- **Required task**:
Reproduce exactly, and only, the lines of the material below running from the line bearing "What matplotlib code" through the line bearing "plt.rcParams['font.family'] = ['Liberation". Leave any pictures out.

══ Material for this exercise

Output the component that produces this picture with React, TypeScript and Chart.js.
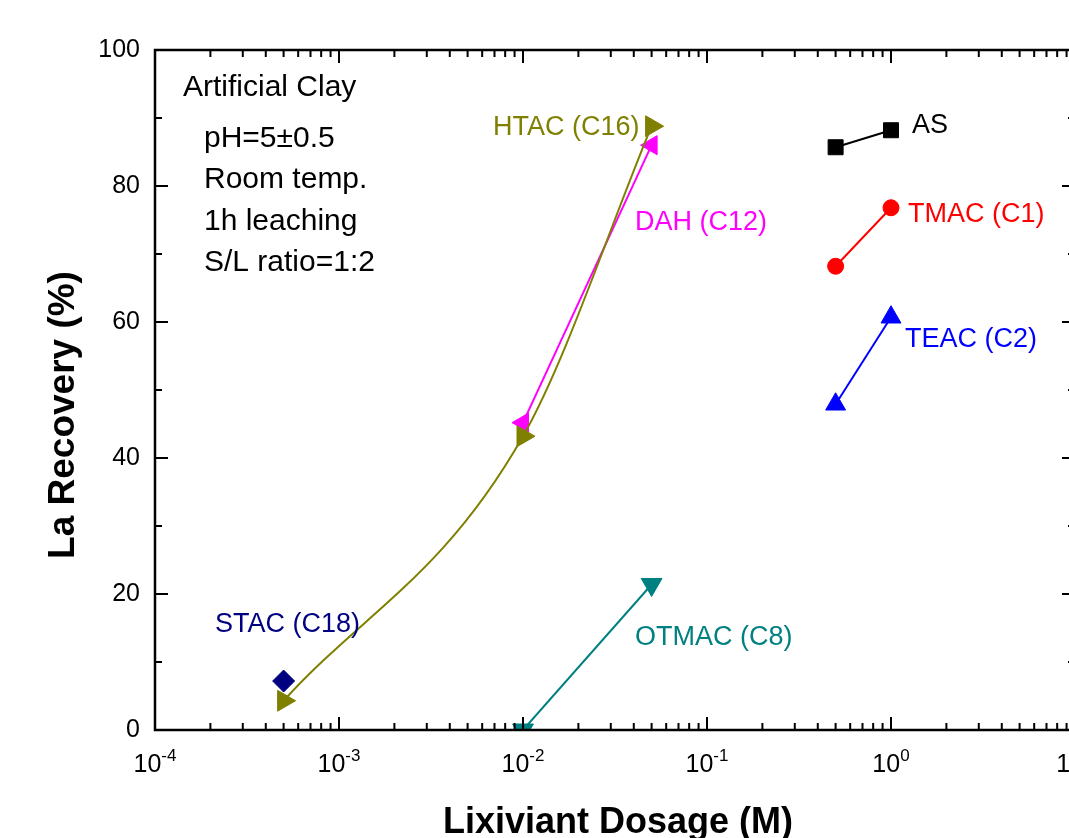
import React, { useEffect, useRef } from "react";
import { Chart, registerables } from "chart.js";

Chart.register(...registerables);

const FONT = '"Liberation Sans", Arial, Helvetica, sans-serif';

// ---- data ----
const asX = [0.5, 1];
const asY = [85.7, 88.2];
const tmacX = [0.5, 1];
const tmacY = [68.2, 76.8];
const teacX = [0.5, 1];
const teacY = [47.9, 60.7];
const otmacX = [0.01, 0.05];
const otmacY = [0, 21.4];
const htacX = [0.0005, 0.01, 0.05];
const htacY = [4.3, 43.2, 88.8];
const dahX = [0.01, 0.05];
const dahY = [45.2, 86.0];
const stacX = [0.0005];
const stacY = [7.2];

const xDecades = [-4, -3, -2, -1, 0, 1];
const yMajorTicks = [0, 20, 40, 60, 80, 100];
const yMinorTicks = [10, 30, 50, 70, 90];

const xTitle = "Lixiviant Dosage (M)";
const yTitle = "La Recovery (%)";
const sampleName = "Artificial Clay";
const conditionLines = ["pH=5\u00B10.5", "Room temp.", "1h leaching", "S/L ratio=1:2"];

const OLIVE = "#808000";
const MAGENTA = "#FF00FF";
const NAVY = "#000080";
const TEAL = "#008080";
const RED = "#FF0000";
const BLUE = "#0000FF";
const BLACK = "#000000";

// series labels: text, colour, pixel anchor (left, baseline)
const seriesLabels = [
  { text: "HTAC (C16)", color: OLIVE, px: 493, py: 135 },
  { text: "DAH (C12)", color: MAGENTA, px: 635, py: 230 },
  { text: "AS", color: BLACK, px: 912, py: 133 },
  { text: "TMAC (C1)", color: RED, px: 908, py: 222 },
  { text: "TEAC (C2)", color: BLUE, px: 905, py: 347 },
  { text: "STAC (C18)", color: NAVY, px: 215, py: 632 },
  { text: "OTMAC (C8)", color: TEAL, px: 635, py: 645 },
];

const toPts = (xs: number[], ys: number[]) => xs.map((x, i) => ({ x, y: ys[i] }));

const series = (
  label: string,
  xs: number[],
  ys: number[],
  color: string,
  pointStyle: string,
  radius: number,
  rotation = 0,
  smooth = false
) => ({
  label,
  data: toPts(xs, ys),
  showLine: true,
  tension: 0,
  cubicInterpolationMode: smooth ? "monotone" : "default",
  borderColor: color,
  backgroundColor: color,
  borderWidth: 2,
  pointStyle,
  rotation,
  pointRadius: radius,
  pointHoverRadius: radius,
  pointBorderWidth: 1,
  pointBorderColor: color,
  pointBackgroundColor: color,
});

const framePlugin = {
  id: "frameAndText",
  afterDraw(chart: any) {
    const { ctx, chartArea: a, scales } = chart;
    const xs = scales.x;
    const ys = scales.y;
    ctx.save();
    // frame
    ctx.strokeStyle = "#000";
    ctx.lineWidth = 2.5;
    ctx.strokeRect(a.left, a.top, a.right - a.left, a.bottom - a.top);
    // ticks (inward, mirrored)
    const MAJ = 13;
    const MIN = 7;
    ctx.lineWidth = 2;
    ctx.beginPath();
    for (const d of xDecades) {
      for (let m = 1; m <= 9; m++) {
        if (d === xDecades[xDecades.length - 1] && m > 1) break;
        const px = xs.getPixelForValue(m * Math.pow(10, d));
        const len = m === 1 ? MAJ : MIN;
        ctx.moveTo(px, a.bottom);
        ctx.lineTo(px, a.bottom - len);
        ctx.moveTo(px, a.top);
        ctx.lineTo(px, a.top + len);
      }
    }
    for (const v of yMajorTicks) {
      const py = ys.getPixelForValue(v);
      ctx.moveTo(a.left, py);
      ctx.lineTo(a.left + MAJ, py);
      ctx.moveTo(a.right, py);
      ctx.lineTo(a.right - MAJ, py);
    }
    for (const v of yMinorTicks) {
      const py = ys.getPixelForValue(v);
      ctx.moveTo(a.left, py);
      ctx.lineTo(a.left + MIN, py);
      ctx.moveTo(a.right, py);
      ctx.lineTo(a.right - MIN, py);
    }
    ctx.stroke();

    // x tick labels 10^n
    ctx.fillStyle = "#000";
    ctx.textBaseline = "alphabetic";
    ctx.textAlign = "left";
    for (const d of xDecades) {
      const px = xs.getPixelForValue(Math.pow(10, d));
      const base = "10";
      const exp = String(d);
      ctx.font = `25px ${FONT}`;
      const wb = ctx.measureText(base).width;
      ctx.font = `17px ${FONT}`;
      const we = ctx.measureText(exp).width;
      const start = px - (wb + we) / 2;
      ctx.font = `25px ${FONT}`;
      ctx.fillText(base, start, a.bottom + 42);
      ctx.font = `17px ${FONT}`;
      ctx.fillText(exp, start + wb, a.bottom + 31);
    }

    // axis titles
    ctx.font = `bold 36px ${FONT}`;
    ctx.textAlign = "center";
    ctx.fillText(xTitle, (a.left + a.right) / 2 + 3, a.bottom + 103);
    ctx.save();
    ctx.translate(74, 415);
    ctx.rotate(-Math.PI / 2);
    ctx.font = `bold 37px ${FONT}`;
    ctx.fillText(yTitle, 0, 0);
    ctx.restore();

    // annotation block
    ctx.textAlign = "left";
    ctx.font = `30px ${FONT}`;
    ctx.fillStyle = "#000";
    ctx.fillText(sampleName, a.left + 28, a.top + 46);
    conditionLines.forEach((t, i) => {
      ctx.fillText(t, a.left + 49, a.top + 97 + i * 41.3);
    });

    // series labels
    ctx.font = `27px ${FONT}`;
    for (const l of seriesLabels) {
      ctx.fillStyle = l.color;
      ctx.fillText(l.text, l.px, l.py);
    }
    ctx.restore();
  },
};

export default function App() {
  const ref = useRef<HTMLCanvasElement | null>(null);

  useEffect(() => {
    document.documentElement.style.overflow = "hidden";
    document.body.style.overflow = "hidden";
    const canvas = ref.current;
    if (!canvas) return;
    const chart = new Chart(canvas, {
      type: "scatter",
      data: {
        datasets: [
          series("HTAC (C16)", htacX, htacY, OLIVE, "triangle", 12, 90, true),
          series("DAH (C12)", dahX, dahY, MAGENTA, "triangle", 11, 270),
          series("STAC (C18)", stacX, stacY, NAVY, "rectRot", 11),
          series("OTMAC (C8)", otmacX, otmacY, TEAL, "triangle", 12, 180),
          series("AS", asX, asY, BLACK, "rect", 10.6),
          series("TMAC (C1)", tmacX, tmacY, RED, "circle", 8),
          series("TEAC (C2)", teacX, teacY, BLUE, "triangle", 11.5),
        ] as any,
      },
      options: {
        responsive: false,
        maintainAspectRatio: false,
        animation: false,
        events: [],
        layout: { padding: { left: 0, top: 50, right: 25, bottom: 0 } },
        plugins: {
          legend: { display: false },
          tooltip: { enabled: false },
          title: { display: false },
        },
        scales: {
          x: {
            type: "logarithmic",
            min: 1e-4,
            max: 10,
            ticks: { display: false },
            grid: { display: false, drawTicks: false },
            border: { display: false },
            afterFit: (s: any) => {
              s.height = 108;
            },
          },
          y: {
            type: "linear",
            min: 0,
            max: 100,
            ticks: {
              stepSize: 20,
              color: "#000",
              padding: 15,
              font: { family: FONT, size: 25 },
            },
            grid: { display: false, drawTicks: false },
            border: { display: false },
            afterFit: (s: any) => {
              s.width = 155;
            },
          },
        },
      } as any,
      plugins: [framePlugin],
    });
    return () => chart.destroy();
  }, []);

  return (
    <div style={{ position: "fixed", left: 0, top: 0, width: 1100, height: 838, background: "#fff" }}>
      <canvas ref={ref} width={1100} height={838} style={{ display: "block" }} />
    </div>
  );
}
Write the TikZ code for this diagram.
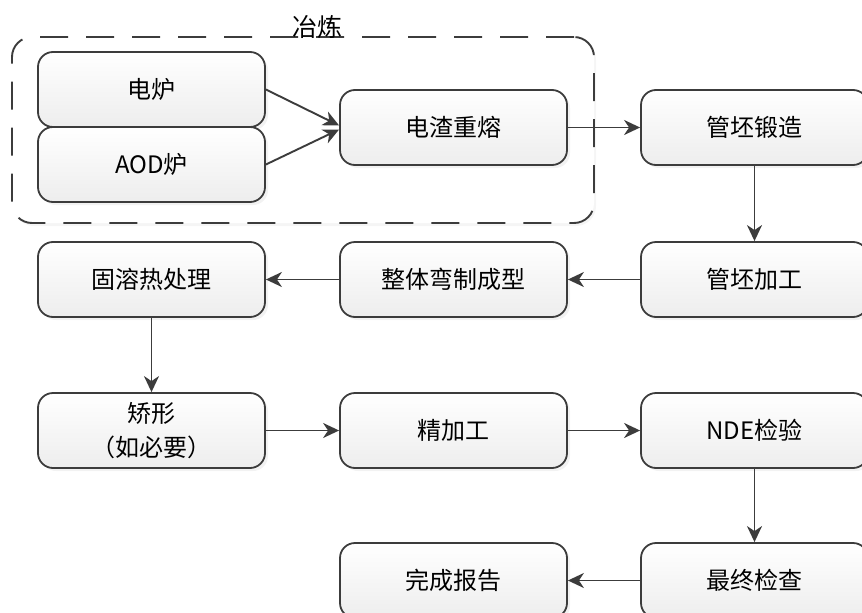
\documentclass[tikz,border=0pt]{standalone}
\usepackage{fontspec}
\setmainfont{Noto Sans CJK SC}
\usetikzlibrary{arrows.meta,shadows,calc}
\definecolor{lc}{HTML}{3C3C3C}
\tikzset{
 box/.style={draw=lc, line width=1.8pt, rounded corners=15pt, minimum width=227pt, minimum height=75pt,
   top color=white, bottom color=black!7,
   drop shadow={shadow xshift=3pt, shadow yshift=-3pt, opacity=0.10},
   font=\fontsize{24}{34}\selectfont, align=center, inner sep=0pt},
 arr/.style={draw=lc, line width=1.9pt, -{Stealth[length=16pt,width=15pt,inset=5pt]}},
 group/.style={draw=lc, line width=1.9pt, dash pattern=on 28pt off 18pt, rounded corners=20pt,
   minimum width=582pt, minimum height=186pt, inner sep=0pt, fill=white},
 grouplabel/.style={font=\fontsize{25}{30}\selectfont, inner sep=0pt},
}
\begin{document}
\begin{tikzpicture}[x=1pt,y=-1pt]
\useasboundingbox (0,0) rectangle (862,613);
\clip (0,0) rectangle (862,613);
\node[group, drop shadow={shadow xshift=2pt, shadow yshift=-3pt, opacity=0.08}] (grp) at (303,130) {};
\node[grouplabel] (glab) at (317,27) {冶炼};
\node[box] (e1) at (151.5,89.5) {电炉};
\node[box] (a1) at (151.5,164.5) {AOD炉};
\node[box] (z) at (453.5,127.5) {电渣重熔};
\node[box] (f1) at (754.5,127.5) {管坯锻造};
\node[box] (g) at (151.5,279.5) {固溶热处理};
\node[box] (w) at (453.5,279.5) {整体弯制成型};
\node[box] (p) at (754.5,279.5) {管坯加工};
\node[box] (j) at (151.5,430.5) {矫形\\（如必要）};
\node[box] (fin) at (453.5,430.5) {精加工};
\node[box] (nde) at (754.5,430.5) {NDE检验};
\node[box] (rep) at (453.5,580.5) {完成报告};
\node[box] (fc) at (754.5,580.5) {最终检查};
\draw[arr] (e1.east) -- ($(z.west)+(0,-2)$);
\draw[arr] (a1.east) -- ($(z.west)+(0,2)$);
\draw[arr] (z.east) -- (f1.west);
\draw[arr] (f1.south) -- (p.north);
\draw[arr] (p.west) -- (w.east);
\draw[arr] (w.west) -- (g.east);
\draw[arr] (g.south) -- (j.north);
\draw[arr] (j.east) -- (fin.west);
\draw[arr] (fin.east) -- (nde.west);
\draw[arr] (nde.south) -- (fc.north);
\draw[arr] (fc.west) -- (rep.east);
\end{tikzpicture}
\end{document}
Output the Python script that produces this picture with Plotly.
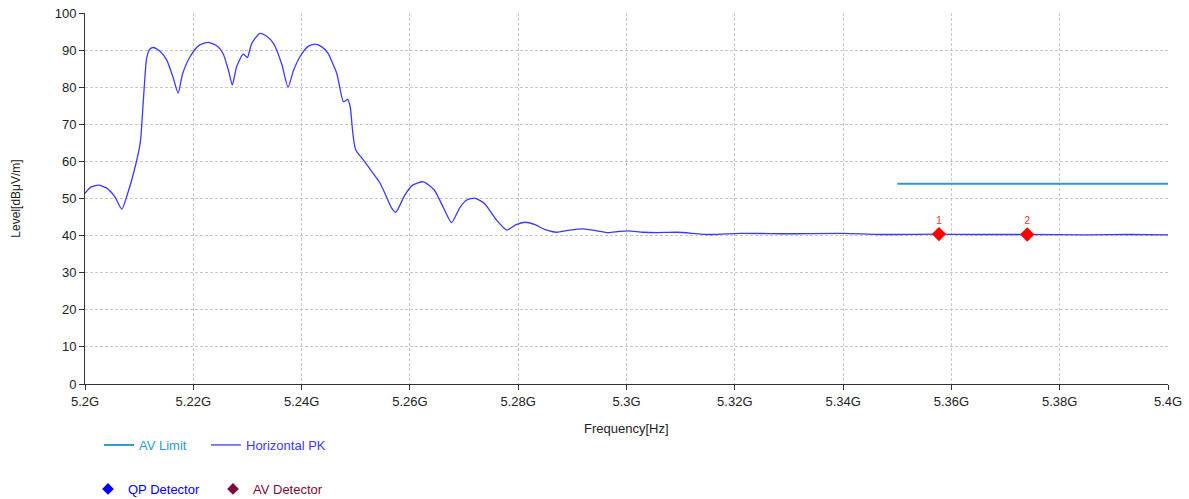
import plotly.graph_objects as go

# ---- data (frequency in GHz, level in dBµV/m) ----
pk_freq = [5.2000, 5.2010, 5.2025, 5.2040, 5.2055, 5.2068, 5.2078, 5.2090, 5.2102, 5.2108,
           5.2114, 5.2120, 5.2127, 5.2140, 5.2151, 5.2163, 5.2172, 5.2180, 5.2194, 5.2210,
           5.2228, 5.2245, 5.2255, 5.2265, 5.2272, 5.2280, 5.2292, 5.2296, 5.2300, 5.2308,
           5.2323, 5.2335, 5.2348, 5.2363, 5.2375, 5.2385, 5.2397, 5.2412, 5.2425, 5.2438,
           5.2449, 5.2457, 5.2465, 5.2477, 5.2481, 5.2485, 5.2490, 5.2493, 5.2496, 5.2500,
           5.2514, 5.2530, 5.2545, 5.2555, 5.2566, 5.2574, 5.2590, 5.2605, 5.2625, 5.2645,
           5.2662, 5.2677, 5.2692, 5.2705, 5.2720, 5.2738, 5.2760, 5.2779, 5.2795, 5.2813,
           5.2830, 5.2850, 5.2871, 5.2895, 5.2920, 5.2945, 5.2966, 5.2985, 5.3003, 5.3030,
           5.3056, 5.3093, 5.3154, 5.3210, 5.3300, 5.3400, 5.3468, 5.3577, 5.3650, 5.3740,
           5.3850, 5.3930, 5.4000]
pk_level = [51.4, 53.0, 53.6, 52.8, 50.5, 47.1, 51.0, 57.0, 65.0, 77.0,
            88.0, 90.3, 90.7, 89.5, 87.3, 82.5, 78.4, 83.5, 88.2, 91.2,
            92.1, 91.0, 89.1, 84.5, 80.6, 85.5, 88.9, 88.5, 88.0, 91.8,
            94.5, 93.8, 91.8, 86.4, 80.0, 84.5, 88.2, 91.0, 91.6, 90.8,
            89.1, 86.5, 83.7, 76.1, 76.3, 76.7, 74.5, 70.0, 66.0, 63.1,
            60.4, 57.2, 54.1, 51.0, 47.5, 46.3, 50.8, 53.6, 54.5, 52.3,
            47.5, 43.5, 47.5, 49.6, 50.1, 48.6, 44.2, 41.5, 42.9, 43.6,
            43.0, 41.6, 40.9, 41.5, 41.8, 41.3, 40.8, 41.1, 41.3, 40.9,
            40.8, 40.9, 40.3, 40.6, 40.5, 40.6, 40.3, 40.4, 40.3, 40.3,
            40.2, 40.3, 40.2]

limit_freq = [5.35, 5.40]
limit_level = [54.0, 54.0]

mark_freq = [5.3577, 5.3740]
mark_level = [40.4, 40.3]
mark_labels = ["1", "2"]

x_tickvals = [5.20, 5.22, 5.24, 5.26, 5.28, 5.30, 5.32, 5.34, 5.36, 5.38, 5.40]
x_ticktext = ["5.2G", "5.22G", "5.24G", "5.26G", "5.28G", "5.3G", "5.32G", "5.34G", "5.36G", "5.38G", "5.4G"]
y_tickvals = [0, 10, 20, 30, 40, 50, 60, 70, 80, 90, 100]

FONT = "Liberation Sans, Arial, sans-serif"
C_LIMIT = "#2b9ad0"
C_PK = "#3a3aff"
C_QP = "#0000ff"
C_AV = "#7a0a3c"

W, H = 1189, 499
M_L, M_R, M_T, M_B = 85, 21, 13, 115
PLOT_H = H - M_T - M_B

fig = go.Figure()

fig.add_trace(go.Scatter(
    x=limit_freq, y=limit_level, mode="lines",
    line=dict(color=C_LIMIT, width=2),
    name=f"<span style='color:{C_LIMIT}'>AV Limit</span>", legend="legend"))

fig.add_trace(go.Scatter(
    x=pk_freq, y=pk_level, mode="lines",
    line=dict(color=C_PK, width=1.3, shape="spline", smoothing=0.6),
    name=f"<span style='color:{C_PK}'>Horizontal PK</span>", legend="legend2"))

fig.add_trace(go.Scatter(
    x=mark_freq, y=mark_level, mode="markers+text",
    marker=dict(symbol="diamond", color="#ff0000", size=11),
    text=mark_labels, textposition="top center",
    textfont=dict(color="#ff3030", size=10, family=FONT),
    showlegend=False))

fig.add_trace(go.Scatter(
    x=[None], y=[None], mode="markers",
    marker=dict(symbol="diamond", color=C_QP, size=9),
    name=f"<span style='color:{C_QP}'>QP Detector</span>", legend="legend3"))

fig.add_trace(go.Scatter(
    x=[None], y=[None], mode="markers",
    marker=dict(symbol="diamond", color=C_AV, size=9),
    name=f"<span style='color:{C_AV}'>AV Detector</span>", legend="legend4"))

legend_common = dict(orientation="h", xanchor="left", yanchor="middle",
                     xref="container", yref="container",
                     font=dict(family=FONT, size=13),
                     bgcolor="rgba(0,0,0,0)", itemclick=False)

row1_y = 1 - 445 / H
row2_y = 1 - 489 / H

fig.update_layout(
    width=W, height=H,
    margin=dict(l=M_L, r=M_R, t=M_T, b=M_B),
    paper_bgcolor="white", plot_bgcolor="white",
    font=dict(family=FONT, size=13, color="#222"),
    legend=dict(x=99 / W, y=row1_y, **legend_common),
    legend2=dict(x=206 / W, y=row1_y, **legend_common),
    legend3=dict(x=88 / W, y=row2_y, **legend_common),
    legend4=dict(x=213 / W, y=row2_y, **legend_common),
    xaxis=dict(
        range=[5.2, 5.4], tickvals=x_tickvals, ticktext=x_ticktext,
        automargin=False,
        showgrid=True, gridcolor="#c8c8c8", griddash="3px,2px", gridwidth=1,
        showline=True, linecolor="#333", linewidth=1,
        ticks="outside", ticklen=5, tickcolor="#333",
        tickfont=dict(size=13, color="#222"),
        zeroline=False),
    yaxis=dict(
        range=[0, 100], tickvals=y_tickvals,
        automargin=False, ticklabeloverflow="allow",
        showgrid=True, gridcolor="#c8c8c8", griddash="3px,2px", gridwidth=1,
        showline=True, linecolor="#333", linewidth=1,
        ticks="outside", ticklen=5, tickcolor="#333",
        tickfont=dict(size=13, color="#222"),
        title=dict(text="Level[dBμV/m]", font=dict(size=12, color="#222"), standoff=31),
        zeroline=False),
    annotations=[dict(
        text="Frequency[Hz]", xref="paper", x=0.5,
        yref="paper", y=-(428 - (H - M_B)) / PLOT_H,
        xanchor="center", yanchor="middle", showarrow=False,
        font=dict(family=FONT, size=13, color="#222"))],
)

# remove the default 8px page margin so the figure fills the window exactly
fig.write_html("out.html", config={"displayModeBar": False},
               post_script="document.body.style.margin='0';")
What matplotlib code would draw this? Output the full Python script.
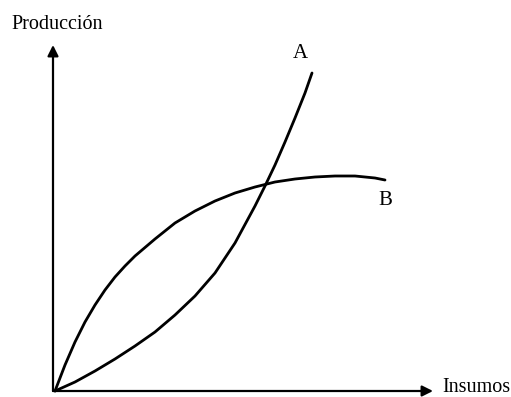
import matplotlib.pyplot as plt

# curva A (convexa) y curva B (concava)
insumos_a = [0, 2, 4, 6, 8, 10, 12, 14, 16, 18, 20, 21, 22, 23, 24, 25, 25.7]
prod_a = [0, 0.9, 2.0, 3.2, 4.5, 5.9, 7.6, 9.5, 11.8, 14.8, 18.5, 20.5, 22.6, 24.9, 27.3, 29.8, 31.8]

insumos_b = [0, 1, 2, 3, 4, 5, 6, 7, 8, 10, 12, 14, 16, 18, 20, 22, 24, 26, 28, 30, 32, 33]
prod_b = [0, 2.6, 4.9, 6.9, 8.6, 10.1, 11.4, 12.5, 13.5, 15.2, 16.8, 18.0, 19.0, 19.8, 20.4,
          20.9, 21.2, 21.4, 21.5, 21.5, 21.3, 21.1]

etiquetas = ["A", "B"]

plt.rcParams['font.family'] = ['Liberation Serif', 'DejaVu Serif']

fig = plt.figure(figsize=(5.11, 3.97), dpi=100)
ax = fig.add_axes([0, 0, 1, 1])
ax.set_xlim(-5.5, 45.6)
ax.set_ylim(-0.6, 39.1)
ax.axis('off')

# ejes con flecha
flecha = dict(arrowstyle='-|>', lw=1.6, color='black', mutation_scale=16, shrinkA=0, shrinkB=0)
ax.annotate('', xy=(37.8, 0), xytext=(-0.2, 0), arrowprops=flecha)
ax.annotate('', xy=(-0.2, 34.6), xytext=(-0.2, 0), arrowprops=flecha)

ax.plot(insumos_a, prod_a, color='black', lw=2, solid_capstyle='round', solid_joinstyle='round')
ax.plot(insumos_b, prod_b, color='black', lw=2, solid_capstyle='round', solid_joinstyle='round')

ax.text(0.2, 36.7, "Producción", fontsize=14.5, ha='center', va='center')
ax.text(38.7, 0.3, "Insumos", fontsize=14.5, ha='left', va='center')
ax.text(24.5, 33.8, etiquetas[0], fontsize=15, ha='center', va='center')
ax.text(33.0, 19.1, etiquetas[1], fontsize=15, ha='center', va='center')

fig.savefig("out.png", dpi=100)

════

- **Full output**:
What matplotlib code would draw this? Output the full Python script.
import matplotlib.pyplot as plt

# curva A (convexa) y curva B (concava)
insumos_a = [0, 2, 4, 6, 8, 10, 12, 14, 16, 18, 20, 21, 22, 23, 24, 25, 25.7]
prod_a = [0, 0.9, 2.0, 3.2, 4.5, 5.9, 7.6, 9.5, 11.8, 14.8, 18.5, 20.5, 22.6, 24.9, 27.3, 29.8, 31.8]

insumos_b = [0, 1, 2, 3, 4, 5, 6, 7, 8, 10, 12, 14, 16, 18, 20, 22, 24, 26, 28, 30, 32, 33]
prod_b = [0, 2.6, 4.9, 6.9, 8.6, 10.1, 11.4, 12.5, 13.5, 15.2, 16.8, 18.0, 19.0, 19.8, 20.4,
          20.9, 21.2, 21.4, 21.5, 21.5, 21.3, 21.1]

etiquetas = ["A", "B"]

plt.rcParams['font.family'] = ['Liberation Serif', 'DejaVu Serif']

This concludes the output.